This function simply reads in the NetCDF and turns it into a dataframe of the raw data.

In [None]:
# Create dataframe called 'dfSumup'
dfRaw = su.ReadNetcdf('sumup_density_2020_v060121.nc')

# Show dataframe
dfRaw

## 3) Use `Reformat` to add a unique core index to the dataframe and standardize units

This function creates a dataframe with the same data but in a more useful format, and accomplishes the following tasks:
* Fixes dates where only the year or only the year and month are given
* Adds a unique "CoreID" to each core and sorts dataframe by ice sheet
    * Antarctica: CoreID 0-886
    * Greenland: CoreID 887-1689
* Calculates the midpoint and thickness for each measurement
* Standardizes units
* Fixes any erroneous data points



In [None]:
# Create new dataframe from raw data
dfData = su.Reformat(dfRaw)

# Show new dataframe
dfData

## 4) Use `GetInfo` to create a dataframe of information about each core and sort by a value

This function reads in the full processed dataframe and outputs a dataframe of information about the measurements. It also allows you to sort the dataframe by several different values:
* `'CoreID'`
* `'Citation'`
* `'Method'`
* `'Timestamp'`
* `'Latitude'`
* `'Longitude'`
* `'Elevation (m)'`
* `'Core Depth (m)'`


In [None]:
# Create a dataframe of locations sorted by depth
# dfPoints = su.GetInfo(df=dfData, sort='Core Depth (m)')
dfPoints = su.GetInfo(df=dfData, sort='CoreID')

# Show new dataframe
dfPoints

## 5) Use `FilterPoints` to search within the dataframe for cores that meet given conditions

This function reads in the dataframe of information about the measurements and lets you select certain conditions. Essentially, it's a filter for the metadata so you can find entried in the dataframe that meet desired conditions. Available filters include:
* `icesheet`: Default is `'both'`. Input either `'Antarctica'` or `'Greenland'`.
* `citation`: Default includes all citations. Input an integer to filter for that citation. All citations can be found in the dataset readme.
* `method`: Default includes all methods. Input an integer to filter for that method. All method codes can be found in the dataset readme.
* `startDate` and `endDate`: Default includs all dates. Input date in the format `'YYYY-MM-DD'`.
* `minLat` and `maxLat`: Default includes all latitudes. Input a value to filter latitudes.
* `minLon` and `maxLon`: Default includes all longitudes. Input a value to filter longitudes.
* `minElev` and `maxElev`: Default includes all elevations. Input a value to filter elevations.
* `minDepth` and `maxDepth`: Default includes all core depths. Input a value to filter depths.

All filters are optional.

In [None]:
# Try uncommenting each of these to filter by different values

# dfFiltered = su.FilterPoints(df=dfPoints,startDate='2000-01-01')
# dfFiltered = su.FilterPoints(df=dfPoints,icesheet='Greenland',minElev=1000,maxElev=1500)
# dfFiltered = su.FilterPoints(df=dfPoints,minDepth=20,method=4)
dfFiltered = su.FilterPoints(df=dfPoints,icesheet='Antarctica',endDate='1989-12-31',minDepth=10)

# Print new dataframe
dfFiltered

## 6) Use `PlotLocs` to plot locations of SUMup observations on both ice sheets

You can color the points by a value or a single color.

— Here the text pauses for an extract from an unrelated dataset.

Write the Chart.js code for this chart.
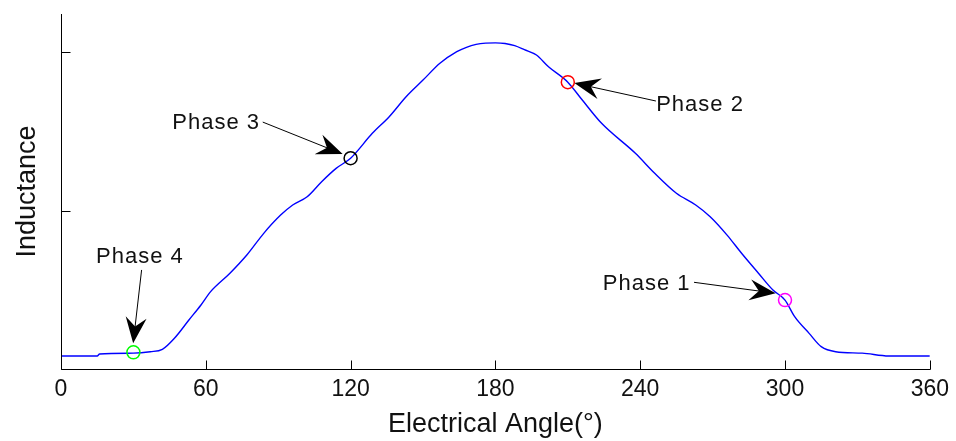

At the minimum, provide a dataframe of locations: `su.PlotLocs(df=dfPoints)`

Other optional arguments:
* `color_by`: Select a color (e.g., `'blue'`) or a value to color by (e.g., `dfPoints['Max Depth (m)']`)
* `color_map`: If you selected a value to color by, you can choose a color map for the shading (e.g., `'plasma'`)
* `vmin` and `vmax`: If you selected a value to color by, you can set the minimum and maximum values for the color bar
* `'save'`: Default is `'no'`. Choose `'yes'` to save the figure in the `figures` folder.

Colors: https://matplotlib.org/stable/gallery/color/named_colors.html

Color maps: https://matplotlib.org/stable/gallery/color/colormap_reference.html

In [None]:
# Try uncommenting each of these to make different plots, or change the arguments to anything you'd like

# su.PlotLocs(df=dfPoints)
# su.PlotLocs(df=dfPoints, color_by='limegreen')
# su.PlotLocs(df=dfPoints, color_by=dfPoints['Method'], color_map='tab20b')
su.PlotLocs(df=dfPoints, color_by=dfPoints['Core Depth (m)'], color_map='plasma', vmin=0, vmax=100, save='no')


## 7) Use `SavePoints` to save location data as `.csv` or `.kmz`

Provide a dataframe, the file type, and whether you'd like it separated into files by ice sheet.
*   `ftype`: choose `'csv'` or `'kmz'`
*   `by_icesheet`: choose `'yes'` or `'no'`

The output file(s) will be saved in the `output` folder. It can also be called on directly from the web version of [Google Earth](https://earth.google.com/web/). 



In [None]:
# Save a single kml file with both ice sheets included
su.SavePoints(df=dfPoints, ftype='kmz', by_icesheet='no')

## 8) Use `PlotDensity` to create a density profile figure

This function reads in the processed dataframe and given CoreID's and then plots density profiles.

At the minimum provide a dataframe a 1 to 6 CoreIDs: `su.PlotDensity(df=df, CoreID=[180,839,1294]`

Other optional arguments:
* `color`: Default color is `'m'` for a single plot, and `['m','c','k','y','r','b']` for a plot with multiple lines. Use brackets if you specify a color (e.g., `color=['red']`)
* `compare`: Default is `'no'`, but you can choose `'yes'` to show the profiles on the same plot rather than individual ones. Note that if you choose `'yes'`, all of the CoreID's should be from the same ice sheet
    * Antarctica: 0-886
    * Greenland: 887-1689
* `'save'`: Default is `'no'`. Choose `'yes'` to save the figure in the `figures` folder.

Note that many of the measurements in Antarctica are just one or two measurements of surface density so the plots are less interesting. Try plotting ones with CoreID's less than 26.

In [None]:
# Try uncommenting these to view density profiles and different ways to visualize them

# su.PlotDensity(df=dfData, CoreID=[1412])
# su.PlotDensity(df=dfData, CoreID=[1135], color=['b'], save='yes')
# su.PlotDensity(df=dfData, CoreID=[10,23,191,201], compare='yes', save='yes')
# su.PlotDensity(df=dfData, CoreID=[913,914,915], color=['slateblue'])
su.PlotDensity(df=dfData, CoreID=[2,6,8], color=['mediumslateblue','indigo','deeppink'], compare='yes')